Pope Francis’s Visit Is Not Likely to Push Congress to Immigration Reform
Pope Francis’s speech to Congress was a highly anticipated event, but it is one that is unlikely to push members of Congress to take action with respect to Immigration Reform—or with any other temporary measure, like Obama’s Deferred Action for Parents (“DAPA”).
During the Pope’s first visit to the U.S. he had the unique opportunity of addressing both chambers of Congress. The Pope spoke of the large number of people coming from Latin America, calling for unity and acceptance. He also spoke of the importance of treating those who are coming to the U.S. with generosity, reminding us that these are people in search of a better life and the importance of living by the Golden Rule: “Do unto others as you would have them do unto you.”

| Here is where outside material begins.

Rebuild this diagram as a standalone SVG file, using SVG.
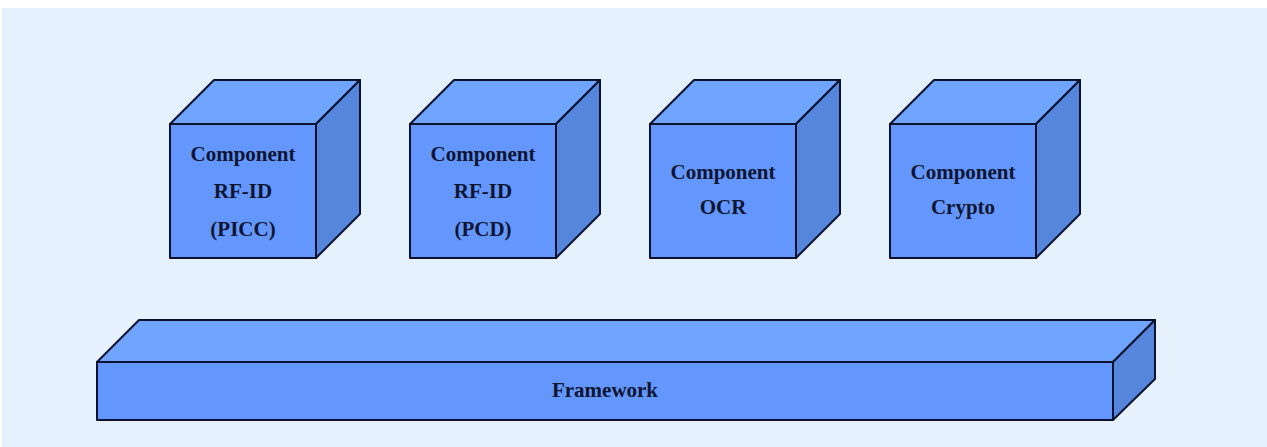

Indeed, it was a very moving—and at times provocative—speech. His words stand at odds with the current political climate, where immigrants, particularly undocumented ones, remain a much controverted political topic. The Pope was only trying to calm anti-immigrant sentiment that has sparked recently thanks to inflammatory statements like those of Presidential hopeful Donald Trump’s. The Pope was certainly not attempting to make a direct and immediate call for immigration reform, but was only trying to find a common ground for Americans and foreigners alike to meet and start from there: “On this continent ... thousands of persons are led to travel north in search of a better life for themselves and for their loved ones, in search of greater opportunities . . . . Is this not what we want for our own children?” The Pope is right; we would want the best of lives for our children, the best of opportunities, the best of health care and education—even if those opportunities were hundreds of miles away—or in a different country. Pope Francis was only trying to place the men and women of Congress in the shoes of an immigrant. Whether that will get Congress to take action is a different story.